Наконец-то Рене увидела живьем ослепительную красоту, с которой раньше была знакома только по фотографиям. Перед ней были темные, густо накрашенные и подведенные глаза, персикового цвета кожа, волосы пшеничного цвета, лежащие волной вокруг безупречного лица, и на нем не было никаких следов болезни или увечья.
— Смотри, смотри на меня, — настаивала Антуанетт. — Ты что, в самом деле вообразила, что сможешь занять мое место?
— Нет, я этого и не воображала, — заверила ее Рене. — Но почему же тогда вы скрываетесь здесь? Я… вообще думала, что вы уже умерли… Многие так думают.
— Правда? Уже похоронили меня? — Антуанетт это, видимо, позабавило. — Да, я была как мертвая какое-то время, но как Феникс восстала из пепла. — Эти слова, казалось, воскресили в ней какие-то горькие воспоминания, потому что в ее взгляде появился мстительный огонек. — Маман, подай зеркало! — повелительно скомандовала она.
Мышка взяла с комода маленькое ручное зеркальце и протянула дочери. Антуанетт внимательно рассмотрела свое лицо. Девушки молча следили за ней. Наконец она отложила зеркало с долгим вздохом удовлетворения.
— От шрама не осталось и следа, — сказала она.
— Да его давно уже нет… — начала было мадам Морель.
— Маман, tu es bête![4] — вспылила ее дочь. — Туанетт ни за что не появится на людях даже с малейшим изъяном. Боже, этот несчастный случай был такой глупый — зажженная спичка попала в корзину с бумагами, а я стола рядом, замотанная в несколько метров тюля. Об остальном можете сами догадаться.
Рене посмотрела на нее с ужасом.
— Значит, вы получили ожоги? — в ужасе выдохнула она.
Антуанетт пожала плечами:
— Ну естественно.
— Этот эпизод не прошел даром, — насмешливо вставила Жанин. — Теперь никому не разрешается курить в кабинете у месье, и, если бы такой случай произошел, мы бы о нем узнали.
— Нет, не узнали бы. — Антуанетт прищурила глаза. — Уж я об этом позаботилась. Если бы это был трагический, душещипательный случай, что-нибудь грандиозное, это лишь послужило бы мне рекламой, но такая глупость — надо мной только стали бы смеяться. Надо было сохранить все в строжайшем секрете.
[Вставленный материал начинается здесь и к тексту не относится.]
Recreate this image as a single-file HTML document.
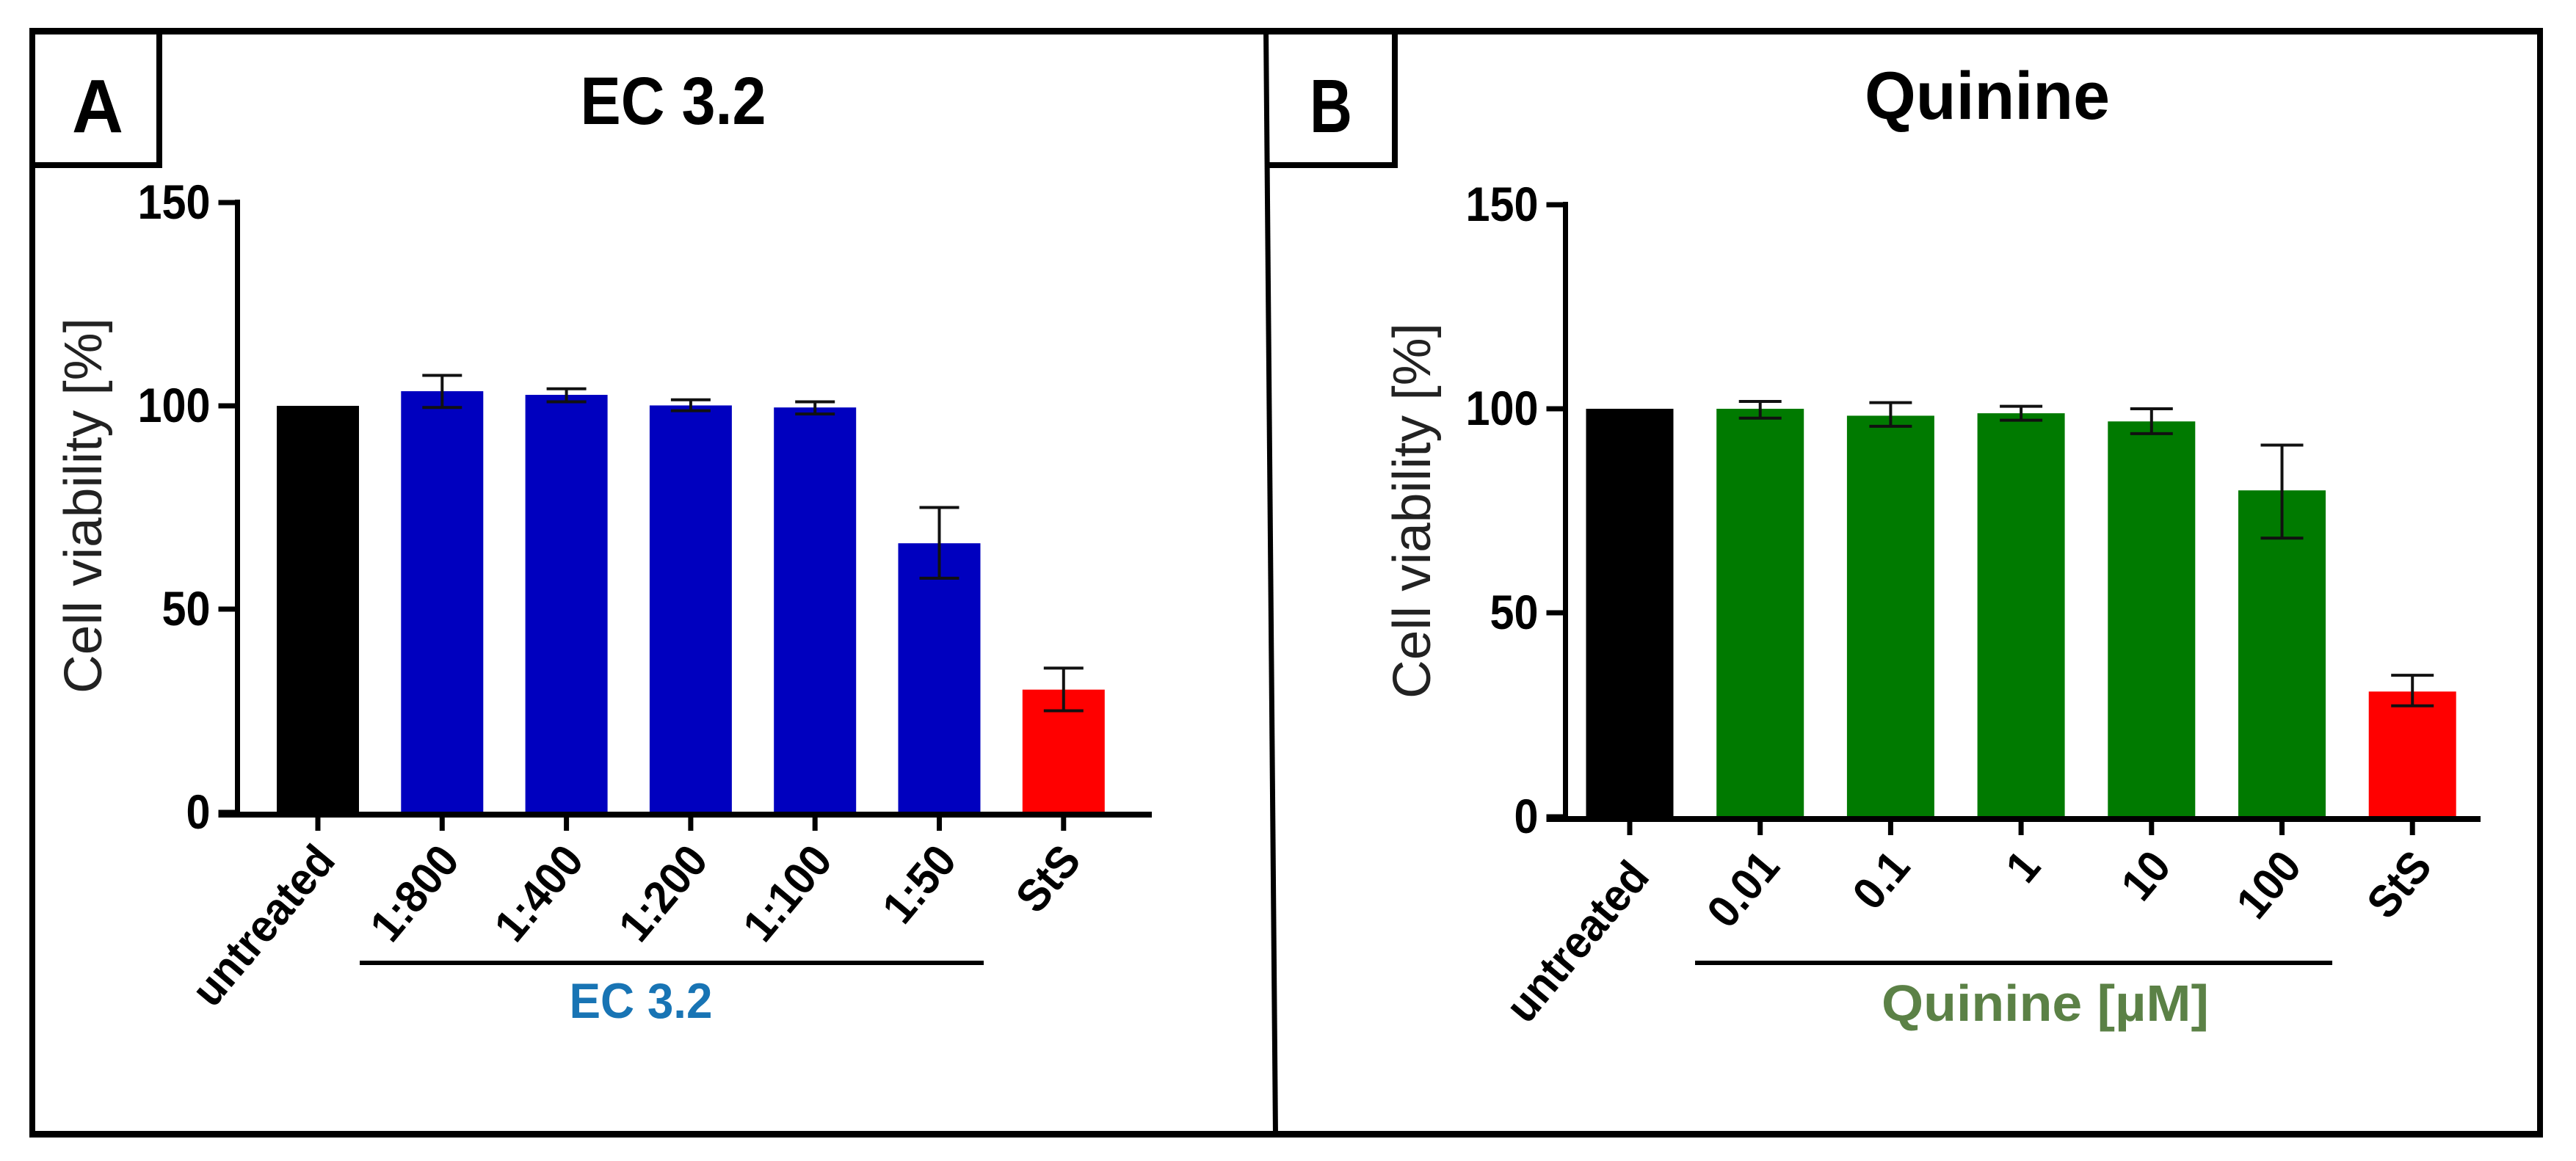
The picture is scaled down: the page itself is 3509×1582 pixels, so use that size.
<!DOCTYPE html>
<html lang="en">
<head>
<meta charset="utf-8">
<title>Cell viability: EC 3.2 and Quinine</title>
<style>
html,body{margin:0;padding:0;background:#fff;width:3509px;height:1582px;overflow:hidden}
svg{display:block}
text{font-family:"Liberation Sans",sans-serif}
</style>
</head>
<body>
<svg id="figure" xmlns="http://www.w3.org/2000/svg" width="3509" height="1582" viewBox="0 0 3509 1582">
  <rect x="0" y="0" width="3509" height="1582" fill="#fff"/>
  <g fill="#000">
    <rect x="40" y="38" width="3424" height="9"/>
    <rect x="40" y="1541" width="3424" height="9"/>
    <rect x="40" y="38" width="8" height="1512"/>
    <rect x="3456" y="38" width="8" height="1512"/>
    <line x1="1724.5" y1="40" x2="1737.5" y2="1548" stroke="#000" stroke-width="7"/>
    <rect x="213" y="38" width="8" height="191"/>
    <rect x="40" y="221" width="181" height="8"/>
    <rect x="1896" y="38" width="8" height="191"/>
    <rect x="1725" y="221" width="179" height="8"/>
  </g>
  <text x="133" y="180" font-size="103" font-weight="700" text-anchor="middle" textLength="70" lengthAdjust="spacingAndGlyphs">A</text>
  <text x="1813" y="180" font-size="103" font-weight="700" text-anchor="middle" textLength="58" lengthAdjust="spacingAndGlyphs">B</text>
  <text x="917" y="169" font-size="92" font-weight="700" text-anchor="middle" textLength="253" lengthAdjust="spacingAndGlyphs">EC 3.2</text>
  <text x="2707" y="162" font-size="92" font-weight="700" text-anchor="middle" textLength="334" lengthAdjust="spacingAndGlyphs">Quinine</text>
  <g id="panel-a"></g>
  <g id="panel-b"></g>
  <line x1="490" y1="1312" x2="1340" y2="1312" stroke="#000" stroke-width="6"/>
  <line x1="2309" y1="1312" x2="3177" y2="1312" stroke="#000" stroke-width="6"/>
  <text x="873" y="1387" font-size="68" font-weight="700" fill="#1874b4" text-anchor="middle" textLength="195" lengthAdjust="spacingAndGlyphs">EC 3.2</text>
  <text x="2786" y="1391" font-size="70" font-weight="700" fill="#5b8146" text-anchor="middle" textLength="446" lengthAdjust="spacingAndGlyphs">Quinine [µM]</text>
</svg>
<script>
// Panel A data
const categoriesA = ['untreated', '1:800', '1:400', '1:200', '1:100', '1:50', 'StS'];
const valuesA = [100, 103.6, 102.7, 100.1, 99.6, 66.2, 30.2];
const errorHighA = [100, 107.5, 104.2, 101.5, 101, 75, 35.5];
const errorLowA = [100, 99.6, 101, 98.8, 98, 57.6, 25];
// Panel B data
const categoriesB = ['untreated', '0.01', '0.1', '1', '10', '100', 'StS'];
const valuesB = [100, 100, 98.3, 98.9, 96.9, 80, 30.7];
const errorHighB = [100, 101.8, 101.5, 100.6, 100, 91.1, 34.7];
const errorLowB = [100, 97.7, 95.7, 97.2, 93.9, 68.3, 27.2];
const yTickLabels = [0, 50, 100, 150];

const NS = 'http://www.w3.org/2000/svg';
function mk(parent, tag, attrs) {
  const el = document.createElementNS(NS, tag);
  for (const k in attrs) el.setAttribute(k, attrs[k]);
  parent.appendChild(el);
  return el;
}

function drawPanel(id, prefix, cfg) {
  const root = document.getElementById(id);
  const xAt = i => cfg.x0 + i * cfg.pitch;
  const yAt = v => cfg.y0 - v * cfg.unit;

  // bars
  cfg.values.forEach((v, i) => {
    const color = i === 0 ? '#000000' : (i === cfg.values.length - 1 ? '#ff0000' : cfg.color);
    const bar = mk(root, 'rect', {x: xAt(i) - cfg.barW / 2, y: yAt(v), width: cfg.barW, height: cfg.y0 - yAt(v), fill: color});
    
    
  });

  // error bars
  cfg.values.forEach((v, i) => {
    if (cfg.high[i] === cfg.low[i]) return;
    const g = mk(root, 'g', {stroke: '#111', 'stroke-width': 4, fill: 'none'});
    
    
    const x = xAt(i);
    mk(g, 'line', {x1: x, x2: x, y1: yAt(cfg.high[i]), y2: yAt(cfg.low[i])});
    mk(g, 'line', {x1: x - cfg.capW / 2, x2: x + cfg.capW / 2, y1: yAt(cfg.high[i]), y2: yAt(cfg.high[i])});
    mk(g, 'line', {x1: x - cfg.capW / 2, x2: x + cfg.capW / 2, y1: yAt(cfg.low[i]), y2: yAt(cfg.low[i])});
  });

  // y axis
  const yAxis = mk(root, 'line', {x1: cfg.axisX, x2: cfg.axisX, y1: yAt(150) - 4, y2: cfg.y0 + 3, stroke: '#000', 'stroke-width': 7});
  
  
  yTickLabels.forEach(t => {
    const tick = mk(root, 'line', {x1: cfg.axisX - 26, x2: cfg.axisX, y1: yAt(t), y2: yAt(t), stroke: '#000', 'stroke-width': 7});
    
    
    const s = String(t);
    const label = mk(root, 'text', {x: cfg.axisX - 37, y: yAt(t) + cfg.tickDy, 'font-size': 66, 'font-weight': 700, 'text-anchor': 'end', textLength: s.length * 33, lengthAdjust: 'spacingAndGlyphs'});
    
    
    label.textContent = s;
  });

  // x axis
  const xAxis = mk(root, 'line', {x1: cfg.axisX - 26, x2: cfg.axisEnd, y1: cfg.y0 + 3, y2: cfg.y0 + 3, stroke: '#000', 'stroke-width': 8});
  
  
  cfg.categories.forEach((c, i) => {
    const tick = mk(root, 'line', {x1: xAt(i), x2: xAt(i), y1: cfg.y0 + 3, y2: cfg.y0 + 25, stroke: '#000', 'stroke-width': 7});
    
    
    const lx = xAt(i) + cfg.labelDx;
    const ly = cfg.y0 + cfg.labelDy + (i === 0 ? cfg.firstLabelDrop : 0);
    const label = mk(root, 'text', {x: lx, y: ly, 'font-size': 62, 'font-weight': 700, 'text-anchor': 'end', transform: 'rotate(-50 ' + lx + ' ' + ly + ')'});
    
    
    label.textContent = c;
    label.setAttribute('textLength', label.getComputedTextLength() * 0.93);
    label.setAttribute('lengthAdjust', 'spacingAndGlyphs');
  });

  // y title
  const title = mk(root, 'text', {x: cfg.titleX, y: cfg.titleY, 'font-size': 72, fill: '#222', 'text-anchor': 'middle', textLength: 512, lengthAdjust: 'spacingAndGlyphs', transform: 'rotate(-90 ' + cfg.titleX + ' ' + cfg.titleY + ')'});
  
  
  title.textContent = 'Cell viability [%]';
}

drawPanel('panel-a', 'panel-a', {
  categories: categoriesA, values: valuesA, high: errorHighA, low: errorLowA,
  color: '#0000bf', x0: 433, pitch: 169.3, barW: 112, capW: 54,
  y0: 1107, unit: 5.54, axisX: 323.5, axisEnd: 1569,
  tickDy: 22, labelDx: 26, labelDy: 67, firstLabelDrop: 0, titleX: 138, titleY: 689
});
drawPanel('panel-b', 'panel-b', {
  categories: categoriesB, values: valuesB, high: errorHighB, low: errorLowB,
  color: '#007a00', x0: 2220, pitch: 177.7, barW: 119, capW: 58,
  y0: 1113, unit: 5.56, axisX: 2132.5, axisEnd: 3379,
  tickDy: 22, labelDx: 29, labelDy: 69, firstLabelDrop: 14, titleX: 1948, titleY: 696
});
</script>
</body>
</html>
А что касается запрета на курение, это, как говорится, все равно что закрывать двери конюшни после того, как лошади сбежали. — Однако Жанин продолжала смотреть на нее довольно скептически, и Антуанетт продолжала уже не таким заносчивым тоном, в котором послышались искренние нотки. — Это все случилось перед самым закрытием салона, когда почти все ушли домой. Пришел Леон с месье, который хотел видеть то платье, намеревался его купить, чтобы нашить по его образцу более дешевые. И вот я там, надеваю его, прихожу. Они болтают, месье предлагает Леону сигарету, опять болтают, тут-то все и случилось. Они действовали очень быстро, потушили пламя, завернули меня в ковер. Леон отвез меня в больницу. Я ему сказала: «Никогда никому не рассказывай, что произошло, потому что это все случилось по твоей вине, из-за твоего недосмотра». И это были последние слова, которые я ему сказала.
— Но вам неплохо возместили ущерб? — Жанин многозначительно оглядела ухоженный сад.
Лицо Антуанетт посуровело, глаза сделались злыми.
— Естественно, это справедливо. Сначала он оплатил лечение, выплатил мне компенсацию за ущерб, поселил в этом доме, бесплатно, я же не могла работать с изъянами на лице…
— И, наконец, предложил вам руку? — спросила Жанин, потому что из-за этого они здесь и оказались, а Рене тем временем с упавшим сердцем думала о том, что Леон был виноват в этом ужасном случае. Как, наверное, он горько себя упрекал! Ничего удивительного, что его лицо омрачалось каждый раз, когда кто-нибудь при нем упоминал имя Антуанетт. Как-то Леон сказал ей: «Я наложил на себя епитимью и бросил курить на полгода. Это был настоящий ад». Странно еще, что после этого он снова начал курить. Чтобы искупить свою вину, Леон сделал все, что было в его силах, может, даже и женился на Антуанетт, но следующие слова француженки опровергли такое предположение.